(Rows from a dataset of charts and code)
--- Begin ---
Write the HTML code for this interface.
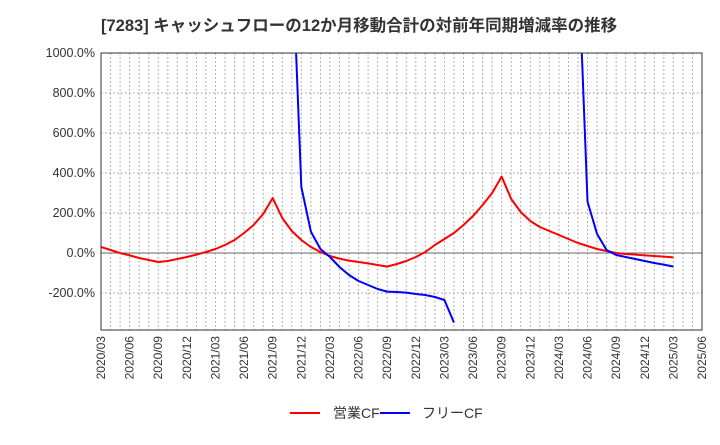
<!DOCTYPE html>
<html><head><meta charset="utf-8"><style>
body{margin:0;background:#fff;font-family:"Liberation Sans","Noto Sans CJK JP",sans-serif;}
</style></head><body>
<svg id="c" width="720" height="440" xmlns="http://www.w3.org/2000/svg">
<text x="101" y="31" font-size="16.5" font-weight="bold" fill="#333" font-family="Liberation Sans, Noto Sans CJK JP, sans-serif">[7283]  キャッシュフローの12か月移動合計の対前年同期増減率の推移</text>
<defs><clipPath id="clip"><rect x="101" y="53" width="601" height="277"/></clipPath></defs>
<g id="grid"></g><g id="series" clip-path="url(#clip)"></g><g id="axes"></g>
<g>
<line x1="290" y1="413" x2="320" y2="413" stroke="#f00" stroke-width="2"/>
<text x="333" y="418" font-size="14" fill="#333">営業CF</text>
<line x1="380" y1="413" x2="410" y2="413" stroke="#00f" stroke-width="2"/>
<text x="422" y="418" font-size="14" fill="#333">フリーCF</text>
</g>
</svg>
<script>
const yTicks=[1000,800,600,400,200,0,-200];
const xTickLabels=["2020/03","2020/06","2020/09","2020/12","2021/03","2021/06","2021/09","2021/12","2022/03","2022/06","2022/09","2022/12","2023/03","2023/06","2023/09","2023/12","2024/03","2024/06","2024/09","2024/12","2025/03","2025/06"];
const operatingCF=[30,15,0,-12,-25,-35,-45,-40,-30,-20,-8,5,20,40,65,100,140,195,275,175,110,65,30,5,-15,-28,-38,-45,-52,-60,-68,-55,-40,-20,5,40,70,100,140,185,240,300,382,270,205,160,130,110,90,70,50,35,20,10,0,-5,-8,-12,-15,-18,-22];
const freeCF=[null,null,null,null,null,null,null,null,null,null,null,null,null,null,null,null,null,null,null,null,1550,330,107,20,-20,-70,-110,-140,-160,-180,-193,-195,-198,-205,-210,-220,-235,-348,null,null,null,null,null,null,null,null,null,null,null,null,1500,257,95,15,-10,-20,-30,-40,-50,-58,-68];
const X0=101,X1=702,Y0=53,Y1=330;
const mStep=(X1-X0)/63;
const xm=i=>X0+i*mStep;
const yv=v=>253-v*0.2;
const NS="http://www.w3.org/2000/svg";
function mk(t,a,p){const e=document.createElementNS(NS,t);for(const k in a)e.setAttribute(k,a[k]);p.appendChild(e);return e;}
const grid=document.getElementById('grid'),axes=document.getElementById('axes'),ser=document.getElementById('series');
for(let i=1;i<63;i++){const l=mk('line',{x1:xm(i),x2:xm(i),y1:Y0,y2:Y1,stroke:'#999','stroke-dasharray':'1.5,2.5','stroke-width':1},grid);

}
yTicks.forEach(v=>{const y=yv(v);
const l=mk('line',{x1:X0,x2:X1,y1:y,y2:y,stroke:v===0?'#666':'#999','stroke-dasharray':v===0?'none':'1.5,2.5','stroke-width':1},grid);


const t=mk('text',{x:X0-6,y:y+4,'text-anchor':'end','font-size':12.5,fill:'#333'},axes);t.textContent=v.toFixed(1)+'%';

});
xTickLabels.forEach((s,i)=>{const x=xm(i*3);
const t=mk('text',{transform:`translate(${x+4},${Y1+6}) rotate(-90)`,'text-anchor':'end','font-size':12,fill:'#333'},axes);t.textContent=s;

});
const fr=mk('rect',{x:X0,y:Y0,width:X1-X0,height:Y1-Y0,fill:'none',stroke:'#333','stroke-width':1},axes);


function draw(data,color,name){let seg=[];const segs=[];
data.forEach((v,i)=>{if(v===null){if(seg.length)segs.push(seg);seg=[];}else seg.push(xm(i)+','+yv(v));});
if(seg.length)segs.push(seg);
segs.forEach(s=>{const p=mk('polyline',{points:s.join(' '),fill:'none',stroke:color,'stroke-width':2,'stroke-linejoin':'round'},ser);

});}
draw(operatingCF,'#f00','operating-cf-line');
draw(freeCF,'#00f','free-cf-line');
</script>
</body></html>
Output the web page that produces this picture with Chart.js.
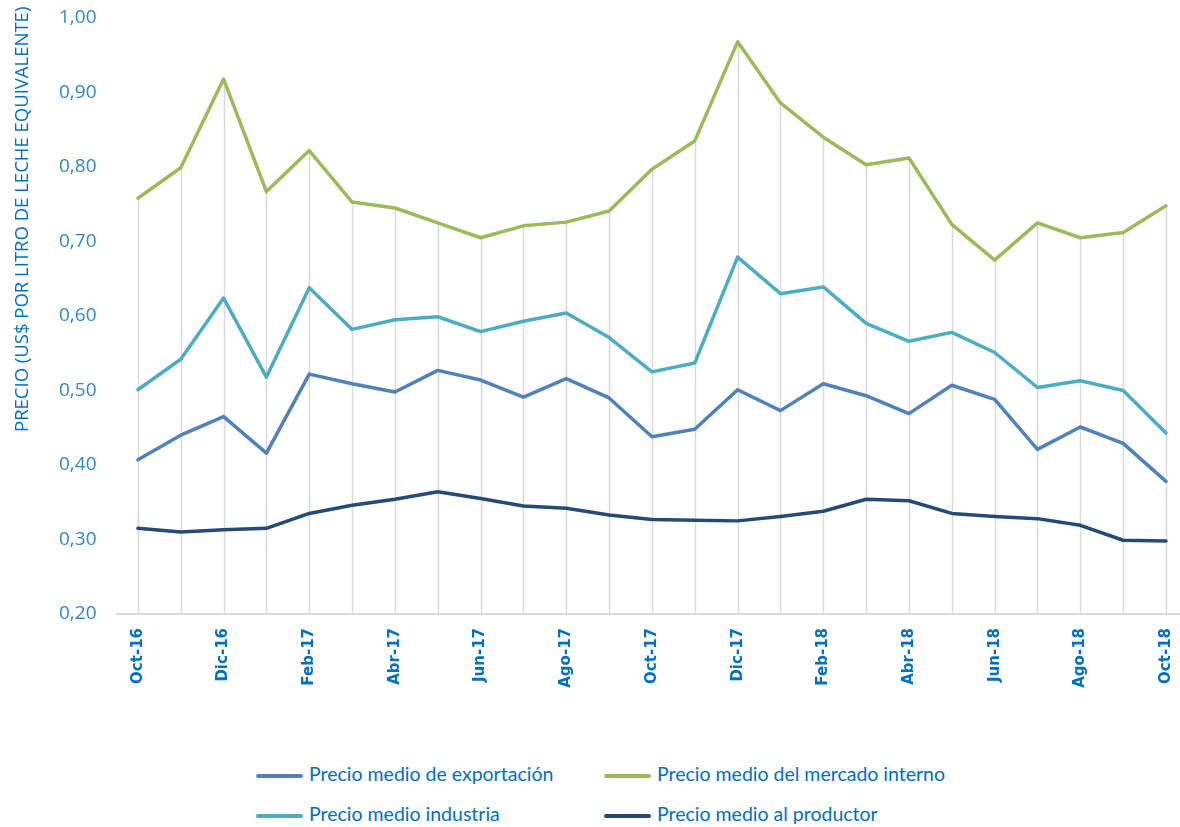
--- End ---
--- Begin ---
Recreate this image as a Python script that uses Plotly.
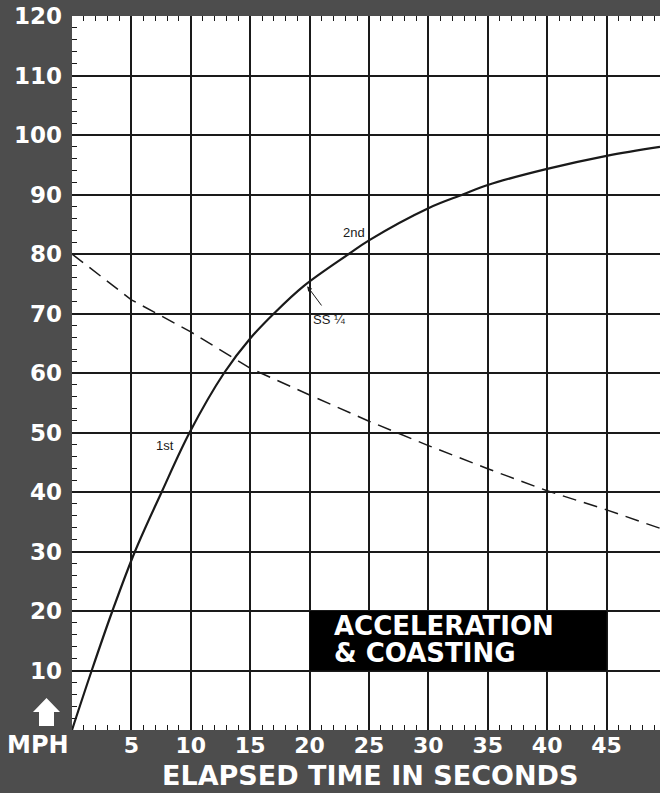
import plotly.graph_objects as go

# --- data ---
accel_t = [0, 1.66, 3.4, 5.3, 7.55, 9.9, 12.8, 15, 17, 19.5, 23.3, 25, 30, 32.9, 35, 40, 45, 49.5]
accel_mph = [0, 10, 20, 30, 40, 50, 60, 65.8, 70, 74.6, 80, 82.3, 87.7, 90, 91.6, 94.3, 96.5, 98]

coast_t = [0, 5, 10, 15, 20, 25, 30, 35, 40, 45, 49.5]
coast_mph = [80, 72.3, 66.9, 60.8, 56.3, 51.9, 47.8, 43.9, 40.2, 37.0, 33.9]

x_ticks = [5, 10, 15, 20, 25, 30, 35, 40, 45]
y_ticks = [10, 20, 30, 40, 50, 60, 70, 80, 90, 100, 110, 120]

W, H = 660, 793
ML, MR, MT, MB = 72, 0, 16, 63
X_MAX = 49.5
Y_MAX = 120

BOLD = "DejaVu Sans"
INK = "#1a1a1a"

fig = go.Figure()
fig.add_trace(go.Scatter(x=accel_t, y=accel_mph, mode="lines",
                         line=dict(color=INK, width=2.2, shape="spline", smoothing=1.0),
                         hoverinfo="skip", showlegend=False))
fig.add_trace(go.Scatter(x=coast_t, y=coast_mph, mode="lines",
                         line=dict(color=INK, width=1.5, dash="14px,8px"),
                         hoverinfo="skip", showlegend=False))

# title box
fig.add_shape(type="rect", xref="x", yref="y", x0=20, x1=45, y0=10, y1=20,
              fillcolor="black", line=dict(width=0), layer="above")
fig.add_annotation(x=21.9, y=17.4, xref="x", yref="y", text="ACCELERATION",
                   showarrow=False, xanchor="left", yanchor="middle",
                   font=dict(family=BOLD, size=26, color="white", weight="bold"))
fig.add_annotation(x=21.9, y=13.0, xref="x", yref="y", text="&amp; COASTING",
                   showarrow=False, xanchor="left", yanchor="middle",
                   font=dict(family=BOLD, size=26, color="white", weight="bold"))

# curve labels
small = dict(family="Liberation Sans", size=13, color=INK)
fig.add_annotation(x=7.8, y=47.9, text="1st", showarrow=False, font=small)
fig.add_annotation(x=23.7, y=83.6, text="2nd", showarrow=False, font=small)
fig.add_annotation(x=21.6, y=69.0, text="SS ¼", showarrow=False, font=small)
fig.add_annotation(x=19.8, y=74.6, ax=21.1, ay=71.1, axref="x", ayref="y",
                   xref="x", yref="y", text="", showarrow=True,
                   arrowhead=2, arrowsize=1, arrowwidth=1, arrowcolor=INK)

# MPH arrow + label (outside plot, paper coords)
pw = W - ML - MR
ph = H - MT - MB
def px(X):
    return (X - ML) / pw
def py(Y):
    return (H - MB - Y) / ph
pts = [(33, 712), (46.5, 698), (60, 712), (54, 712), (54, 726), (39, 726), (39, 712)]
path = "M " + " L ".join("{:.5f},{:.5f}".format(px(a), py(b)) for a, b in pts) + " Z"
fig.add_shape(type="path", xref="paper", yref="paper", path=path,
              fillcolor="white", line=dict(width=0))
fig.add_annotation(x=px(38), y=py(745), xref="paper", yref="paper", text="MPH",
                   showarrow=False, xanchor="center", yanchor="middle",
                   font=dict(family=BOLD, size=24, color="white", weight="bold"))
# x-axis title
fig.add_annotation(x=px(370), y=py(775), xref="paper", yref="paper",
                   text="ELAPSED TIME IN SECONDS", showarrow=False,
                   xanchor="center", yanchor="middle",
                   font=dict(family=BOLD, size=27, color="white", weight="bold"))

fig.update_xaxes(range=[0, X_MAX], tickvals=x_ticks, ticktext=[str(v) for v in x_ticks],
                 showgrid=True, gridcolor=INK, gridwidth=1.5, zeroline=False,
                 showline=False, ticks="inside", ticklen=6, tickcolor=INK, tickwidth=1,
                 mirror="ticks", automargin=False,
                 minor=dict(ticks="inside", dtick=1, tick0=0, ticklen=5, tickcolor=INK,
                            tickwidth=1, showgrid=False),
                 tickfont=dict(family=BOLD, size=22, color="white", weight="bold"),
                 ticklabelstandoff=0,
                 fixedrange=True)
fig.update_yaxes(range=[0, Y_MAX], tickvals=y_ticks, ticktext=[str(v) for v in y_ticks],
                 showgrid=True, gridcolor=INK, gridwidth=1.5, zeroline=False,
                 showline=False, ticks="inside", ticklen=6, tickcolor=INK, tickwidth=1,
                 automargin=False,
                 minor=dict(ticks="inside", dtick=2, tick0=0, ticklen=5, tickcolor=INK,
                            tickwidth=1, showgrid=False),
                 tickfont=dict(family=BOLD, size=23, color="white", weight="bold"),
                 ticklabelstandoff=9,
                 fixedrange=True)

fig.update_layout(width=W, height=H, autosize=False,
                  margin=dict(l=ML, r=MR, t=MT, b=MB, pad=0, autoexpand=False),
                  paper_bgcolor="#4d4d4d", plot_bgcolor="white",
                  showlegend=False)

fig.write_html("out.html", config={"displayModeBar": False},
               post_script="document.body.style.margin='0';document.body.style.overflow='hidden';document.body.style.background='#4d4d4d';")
--- End ---
- [WHAT YOU SHOULD DO]: Using the data above, print only the lines starting at the one with "Recreate this image" and ending at the one with "94.3, 96.5, 98]", exactly as they stand, minus the pictures.

- [ANSWER IN FULL]:
Recreate this image as a Python script that uses Plotly.
import plotly.graph_objects as go

# --- data ---
accel_t = [0, 1.66, 3.4, 5.3, 7.55, 9.9, 12.8, 15, 17, 19.5, 23.3, 25, 30, 32.9, 35, 40, 45, 49.5]
accel_mph = [0, 10, 20, 30, 40, 50, 60, 65.8, 70, 74.6, 80, 82.3, 87.7, 90, 91.6, 94.3, 96.5, 98]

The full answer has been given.